Given material ▸
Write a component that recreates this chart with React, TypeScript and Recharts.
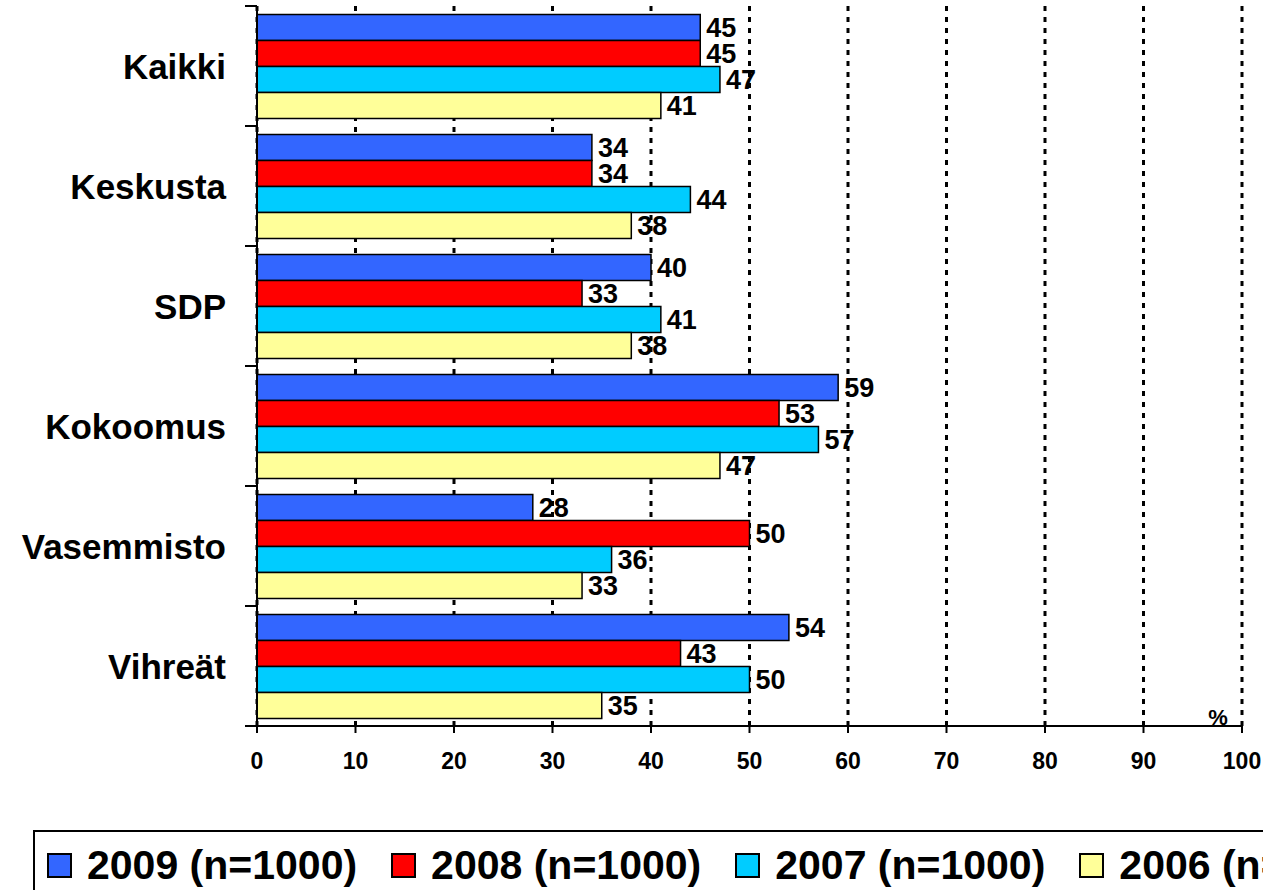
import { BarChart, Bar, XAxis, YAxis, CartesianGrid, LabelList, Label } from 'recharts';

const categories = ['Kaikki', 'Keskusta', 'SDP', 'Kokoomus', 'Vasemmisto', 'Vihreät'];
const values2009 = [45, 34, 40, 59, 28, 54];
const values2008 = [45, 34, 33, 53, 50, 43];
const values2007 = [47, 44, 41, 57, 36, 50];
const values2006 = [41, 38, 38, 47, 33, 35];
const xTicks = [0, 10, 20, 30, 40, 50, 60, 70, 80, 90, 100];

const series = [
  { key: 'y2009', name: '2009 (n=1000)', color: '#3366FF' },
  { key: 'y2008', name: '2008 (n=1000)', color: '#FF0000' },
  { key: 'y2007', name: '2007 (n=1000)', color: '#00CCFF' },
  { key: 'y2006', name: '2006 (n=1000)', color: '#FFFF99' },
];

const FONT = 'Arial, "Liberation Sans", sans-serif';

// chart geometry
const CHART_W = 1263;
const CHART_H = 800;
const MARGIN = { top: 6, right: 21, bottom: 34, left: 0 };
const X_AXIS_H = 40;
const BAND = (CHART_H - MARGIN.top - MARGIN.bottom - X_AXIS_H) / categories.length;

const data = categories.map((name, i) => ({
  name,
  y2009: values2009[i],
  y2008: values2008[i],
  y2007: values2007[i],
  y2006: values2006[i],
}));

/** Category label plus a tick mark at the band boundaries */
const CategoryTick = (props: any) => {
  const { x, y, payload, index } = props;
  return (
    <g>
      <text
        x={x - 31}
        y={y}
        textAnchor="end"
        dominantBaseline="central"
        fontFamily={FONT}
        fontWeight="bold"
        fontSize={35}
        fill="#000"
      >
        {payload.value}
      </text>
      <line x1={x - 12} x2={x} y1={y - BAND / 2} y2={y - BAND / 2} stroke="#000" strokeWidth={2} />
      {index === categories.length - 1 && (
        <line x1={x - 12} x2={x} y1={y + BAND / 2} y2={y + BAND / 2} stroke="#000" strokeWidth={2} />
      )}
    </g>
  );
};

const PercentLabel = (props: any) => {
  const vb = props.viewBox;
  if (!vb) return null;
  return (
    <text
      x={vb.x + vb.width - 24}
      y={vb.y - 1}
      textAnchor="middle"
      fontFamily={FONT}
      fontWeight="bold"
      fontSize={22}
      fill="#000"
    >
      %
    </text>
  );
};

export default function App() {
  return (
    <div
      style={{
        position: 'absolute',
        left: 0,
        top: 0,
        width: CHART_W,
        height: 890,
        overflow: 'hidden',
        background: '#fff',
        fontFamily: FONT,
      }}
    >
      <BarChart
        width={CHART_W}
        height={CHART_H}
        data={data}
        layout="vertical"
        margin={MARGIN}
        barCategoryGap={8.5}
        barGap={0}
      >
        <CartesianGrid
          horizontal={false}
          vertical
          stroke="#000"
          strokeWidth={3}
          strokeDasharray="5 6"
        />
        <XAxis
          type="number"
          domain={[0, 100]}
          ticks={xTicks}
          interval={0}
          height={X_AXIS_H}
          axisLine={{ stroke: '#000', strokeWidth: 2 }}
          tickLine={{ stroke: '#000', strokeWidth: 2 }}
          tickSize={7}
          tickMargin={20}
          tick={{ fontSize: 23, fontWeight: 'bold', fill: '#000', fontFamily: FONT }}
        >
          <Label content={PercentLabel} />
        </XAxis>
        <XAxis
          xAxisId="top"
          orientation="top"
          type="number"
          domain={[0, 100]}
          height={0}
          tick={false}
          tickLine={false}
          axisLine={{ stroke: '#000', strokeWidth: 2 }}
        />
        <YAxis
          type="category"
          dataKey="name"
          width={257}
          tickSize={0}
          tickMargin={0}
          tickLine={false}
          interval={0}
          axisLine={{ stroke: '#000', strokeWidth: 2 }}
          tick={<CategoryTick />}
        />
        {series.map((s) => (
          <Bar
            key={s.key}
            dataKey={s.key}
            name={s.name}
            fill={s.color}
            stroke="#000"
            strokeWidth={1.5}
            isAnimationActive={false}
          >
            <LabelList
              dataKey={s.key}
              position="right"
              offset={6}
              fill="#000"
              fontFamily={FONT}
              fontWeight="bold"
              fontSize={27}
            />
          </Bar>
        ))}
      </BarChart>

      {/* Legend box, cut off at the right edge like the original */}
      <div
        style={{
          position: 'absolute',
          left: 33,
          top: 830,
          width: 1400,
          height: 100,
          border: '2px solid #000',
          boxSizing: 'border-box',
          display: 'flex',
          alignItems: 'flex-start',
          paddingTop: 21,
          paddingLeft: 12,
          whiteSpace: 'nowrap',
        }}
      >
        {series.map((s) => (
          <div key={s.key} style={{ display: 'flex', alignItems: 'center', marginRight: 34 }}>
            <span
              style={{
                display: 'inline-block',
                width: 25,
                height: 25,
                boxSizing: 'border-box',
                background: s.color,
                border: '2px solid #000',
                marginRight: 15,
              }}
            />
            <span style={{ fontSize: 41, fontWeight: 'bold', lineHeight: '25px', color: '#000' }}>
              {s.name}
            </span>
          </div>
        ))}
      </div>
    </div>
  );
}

What is asked ▸ Repeat, word for word and with no pictures, only the lines running from the beginning of the data to the line that contains "const BAND = (CHART_H".

Answer to this task ▸
Write a component that recreates this chart with React, TypeScript and Recharts.
import { BarChart, Bar, XAxis, YAxis, CartesianGrid, LabelList, Label } from 'recharts';

const categories = ['Kaikki', 'Keskusta', 'SDP', 'Kokoomus', 'Vasemmisto', 'Vihreät'];
const values2009 = [45, 34, 40, 59, 28, 54];
const values2008 = [45, 34, 33, 53, 50, 43];
const values2007 = [47, 44, 41, 57, 36, 50];
const values2006 = [41, 38, 38, 47, 33, 35];
const xTicks = [0, 10, 20, 30, 40, 50, 60, 70, 80, 90, 100];

const series = [
  { key: 'y2009', name: '2009 (n=1000)', color: '#3366FF' },
  { key: 'y2008', name: '2008 (n=1000)', color: '#FF0000' },
  { key: 'y2007', name: '2007 (n=1000)', color: '#00CCFF' },
  { key: 'y2006', name: '2006 (n=1000)', color: '#FFFF99' },
];

const FONT = 'Arial, "Liberation Sans", sans-serif';

// chart geometry
const CHART_W = 1263;
const CHART_H = 800;
const MARGIN = { top: 6, right: 21, bottom: 34, left: 0 };
const X_AXIS_H = 40;
const BAND = (CHART_H - MARGIN.top - MARGIN.bottom - X_AXIS_H) / categories.length;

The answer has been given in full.